EXERCISE PROMPT:
Restate, exactly and without pictures, the lines from the start of the listing below through the line holding "3.84, 2.72, 2.07];".
* begin RECORDED INFORMATION *
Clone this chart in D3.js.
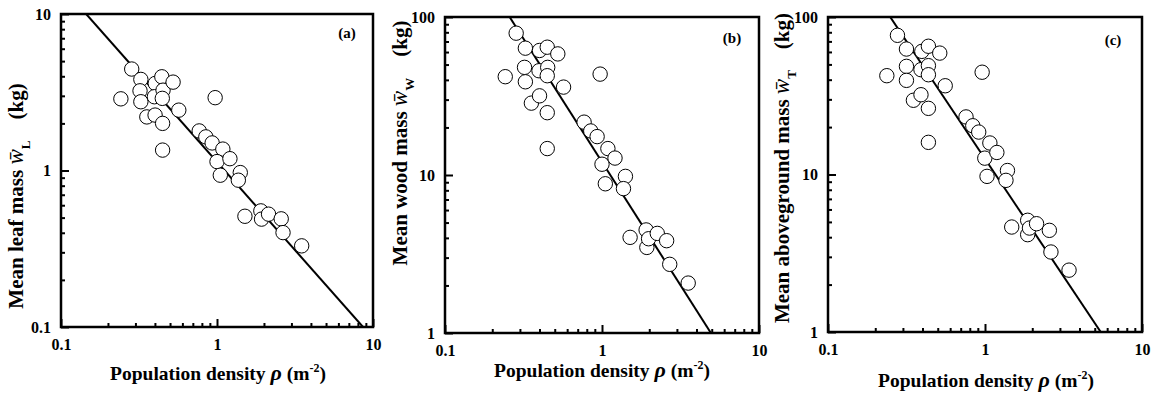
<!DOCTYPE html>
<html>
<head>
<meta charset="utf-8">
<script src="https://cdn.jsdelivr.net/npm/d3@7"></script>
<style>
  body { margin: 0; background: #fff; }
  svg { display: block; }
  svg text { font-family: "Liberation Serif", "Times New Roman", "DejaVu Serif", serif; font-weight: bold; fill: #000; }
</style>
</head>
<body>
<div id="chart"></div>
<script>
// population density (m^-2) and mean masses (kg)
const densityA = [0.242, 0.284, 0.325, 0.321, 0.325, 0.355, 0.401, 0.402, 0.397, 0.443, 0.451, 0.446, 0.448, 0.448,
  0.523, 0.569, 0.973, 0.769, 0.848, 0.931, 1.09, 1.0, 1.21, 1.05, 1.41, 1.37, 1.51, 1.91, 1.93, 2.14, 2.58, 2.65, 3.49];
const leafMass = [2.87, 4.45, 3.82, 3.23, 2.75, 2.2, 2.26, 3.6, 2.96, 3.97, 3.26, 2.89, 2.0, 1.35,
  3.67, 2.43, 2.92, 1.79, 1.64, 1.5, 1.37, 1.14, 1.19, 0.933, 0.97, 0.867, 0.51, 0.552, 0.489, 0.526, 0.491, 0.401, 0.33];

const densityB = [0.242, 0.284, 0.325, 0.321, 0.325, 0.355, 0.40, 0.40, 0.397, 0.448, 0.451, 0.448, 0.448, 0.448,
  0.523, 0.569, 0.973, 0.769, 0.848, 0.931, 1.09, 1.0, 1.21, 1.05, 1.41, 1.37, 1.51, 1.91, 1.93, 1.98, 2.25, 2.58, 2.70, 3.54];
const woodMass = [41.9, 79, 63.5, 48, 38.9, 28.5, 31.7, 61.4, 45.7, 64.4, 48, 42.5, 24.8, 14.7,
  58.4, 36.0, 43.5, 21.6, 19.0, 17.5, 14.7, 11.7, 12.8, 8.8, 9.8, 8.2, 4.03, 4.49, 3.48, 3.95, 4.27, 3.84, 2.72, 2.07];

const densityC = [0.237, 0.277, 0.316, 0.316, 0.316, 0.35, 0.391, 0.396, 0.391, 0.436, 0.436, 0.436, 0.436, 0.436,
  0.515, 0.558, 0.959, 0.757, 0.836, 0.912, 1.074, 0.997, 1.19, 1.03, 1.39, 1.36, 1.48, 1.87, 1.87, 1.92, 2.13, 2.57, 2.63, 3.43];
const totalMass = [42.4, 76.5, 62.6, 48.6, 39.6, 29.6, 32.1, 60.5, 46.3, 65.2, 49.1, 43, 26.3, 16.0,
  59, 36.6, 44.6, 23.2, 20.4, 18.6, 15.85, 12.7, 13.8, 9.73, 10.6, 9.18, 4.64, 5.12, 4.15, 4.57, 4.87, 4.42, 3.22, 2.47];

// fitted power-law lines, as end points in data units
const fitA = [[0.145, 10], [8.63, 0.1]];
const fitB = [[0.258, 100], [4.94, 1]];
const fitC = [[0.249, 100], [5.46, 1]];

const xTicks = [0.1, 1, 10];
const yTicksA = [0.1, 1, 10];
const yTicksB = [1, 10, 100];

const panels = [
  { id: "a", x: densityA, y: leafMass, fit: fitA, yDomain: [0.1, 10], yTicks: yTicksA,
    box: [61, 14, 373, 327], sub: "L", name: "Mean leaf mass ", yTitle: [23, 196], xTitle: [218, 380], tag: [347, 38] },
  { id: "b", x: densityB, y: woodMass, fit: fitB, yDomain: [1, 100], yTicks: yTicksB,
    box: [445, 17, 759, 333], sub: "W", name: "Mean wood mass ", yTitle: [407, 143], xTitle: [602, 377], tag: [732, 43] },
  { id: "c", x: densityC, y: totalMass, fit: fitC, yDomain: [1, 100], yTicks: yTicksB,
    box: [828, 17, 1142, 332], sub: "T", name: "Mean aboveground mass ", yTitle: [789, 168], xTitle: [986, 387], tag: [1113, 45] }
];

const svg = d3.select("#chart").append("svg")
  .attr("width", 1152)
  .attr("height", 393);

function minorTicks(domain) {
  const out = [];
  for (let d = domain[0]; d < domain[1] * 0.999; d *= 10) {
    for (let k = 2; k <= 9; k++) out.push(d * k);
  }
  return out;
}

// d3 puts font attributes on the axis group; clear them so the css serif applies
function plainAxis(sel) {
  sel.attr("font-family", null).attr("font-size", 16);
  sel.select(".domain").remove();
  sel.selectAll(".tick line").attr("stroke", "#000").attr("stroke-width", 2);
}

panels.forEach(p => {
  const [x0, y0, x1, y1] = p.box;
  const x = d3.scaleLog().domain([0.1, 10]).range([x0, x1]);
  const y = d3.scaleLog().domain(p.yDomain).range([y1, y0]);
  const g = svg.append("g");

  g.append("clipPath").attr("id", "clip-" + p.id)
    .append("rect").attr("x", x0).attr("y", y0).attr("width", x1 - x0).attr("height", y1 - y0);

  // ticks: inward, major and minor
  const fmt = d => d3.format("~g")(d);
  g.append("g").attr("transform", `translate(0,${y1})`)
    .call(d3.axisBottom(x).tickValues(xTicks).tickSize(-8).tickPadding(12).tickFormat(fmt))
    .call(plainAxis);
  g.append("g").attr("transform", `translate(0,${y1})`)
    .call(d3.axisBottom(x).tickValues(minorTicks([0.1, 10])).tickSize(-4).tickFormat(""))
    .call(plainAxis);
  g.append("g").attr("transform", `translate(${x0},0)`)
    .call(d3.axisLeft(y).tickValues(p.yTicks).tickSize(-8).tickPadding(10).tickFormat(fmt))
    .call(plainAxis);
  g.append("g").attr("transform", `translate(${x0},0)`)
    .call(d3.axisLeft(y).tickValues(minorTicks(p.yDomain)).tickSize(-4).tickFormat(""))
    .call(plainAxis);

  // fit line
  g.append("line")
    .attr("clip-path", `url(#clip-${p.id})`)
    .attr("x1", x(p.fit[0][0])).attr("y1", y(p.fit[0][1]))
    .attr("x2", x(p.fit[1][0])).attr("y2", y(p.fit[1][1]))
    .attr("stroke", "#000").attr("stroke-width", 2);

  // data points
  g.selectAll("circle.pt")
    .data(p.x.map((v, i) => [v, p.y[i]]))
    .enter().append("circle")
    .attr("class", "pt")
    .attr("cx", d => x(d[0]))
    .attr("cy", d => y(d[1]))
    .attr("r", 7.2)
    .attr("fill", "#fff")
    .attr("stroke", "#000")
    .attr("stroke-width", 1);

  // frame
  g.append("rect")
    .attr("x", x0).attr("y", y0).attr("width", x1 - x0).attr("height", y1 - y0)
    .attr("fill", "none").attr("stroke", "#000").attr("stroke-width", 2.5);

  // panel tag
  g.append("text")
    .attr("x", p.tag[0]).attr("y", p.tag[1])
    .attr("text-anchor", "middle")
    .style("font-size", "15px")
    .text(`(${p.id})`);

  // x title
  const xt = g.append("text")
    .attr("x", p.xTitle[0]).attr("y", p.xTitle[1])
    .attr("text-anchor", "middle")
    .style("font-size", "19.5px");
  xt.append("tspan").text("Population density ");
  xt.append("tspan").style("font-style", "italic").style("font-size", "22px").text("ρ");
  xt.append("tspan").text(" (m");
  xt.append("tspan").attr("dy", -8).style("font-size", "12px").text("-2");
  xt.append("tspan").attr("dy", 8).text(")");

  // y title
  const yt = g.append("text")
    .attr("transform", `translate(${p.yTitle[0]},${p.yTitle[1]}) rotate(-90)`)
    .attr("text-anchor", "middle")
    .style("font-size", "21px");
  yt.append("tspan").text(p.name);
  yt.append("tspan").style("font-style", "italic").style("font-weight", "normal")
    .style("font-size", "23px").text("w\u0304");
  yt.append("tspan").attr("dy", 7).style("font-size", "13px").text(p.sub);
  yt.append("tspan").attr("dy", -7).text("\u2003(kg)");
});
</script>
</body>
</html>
* end RECORDED INFORMATION *
THE COMPLETED TASK:
Clone this chart in D3.js.
<!DOCTYPE html>
<html>
<head>
<meta charset="utf-8">
<script src="https://cdn.jsdelivr.net/npm/d3@7"></script>
<style>
  body { margin: 0; background: #fff; }
  svg { display: block; }
  svg text { font-family: "Liberation Serif", "Times New Roman", "DejaVu Serif", serif; font-weight: bold; fill: #000; }
</style>
</head>
<body>
<div id="chart"></div>
<script>
// population density (m^-2) and mean masses (kg)
const densityA = [0.242, 0.284, 0.325, 0.321, 0.325, 0.355, 0.401, 0.402, 0.397, 0.443, 0.451, 0.446, 0.448, 0.448,
  0.523, 0.569, 0.973, 0.769, 0.848, 0.931, 1.09, 1.0, 1.21, 1.05, 1.41, 1.37, 1.51, 1.91, 1.93, 2.14, 2.58, 2.65, 3.49];
const leafMass = [2.87, 4.45, 3.82, 3.23, 2.75, 2.2, 2.26, 3.6, 2.96, 3.97, 3.26, 2.89, 2.0, 1.35,
  3.67, 2.43, 2.92, 1.79, 1.64, 1.5, 1.37, 1.14, 1.19, 0.933, 0.97, 0.867, 0.51, 0.552, 0.489, 0.526, 0.491, 0.401, 0.33];

const densityB = [0.242, 0.284, 0.325, 0.321, 0.325, 0.355, 0.40, 0.40, 0.397, 0.448, 0.451, 0.448, 0.448, 0.448,
  0.523, 0.569, 0.973, 0.769, 0.848, 0.931, 1.09, 1.0, 1.21, 1.05, 1.41, 1.37, 1.51, 1.91, 1.93, 1.98, 2.25, 2.58, 2.70, 3.54];
const woodMass = [41.9, 79, 63.5, 48, 38.9, 28.5, 31.7, 61.4, 45.7, 64.4, 48, 42.5, 24.8, 14.7,
  58.4, 36.0, 43.5, 21.6, 19.0, 17.5, 14.7, 11.7, 12.8, 8.8, 9.8, 8.2, 4.03, 4.49, 3.48, 3.95, 4.27, 3.84, 2.72, 2.07];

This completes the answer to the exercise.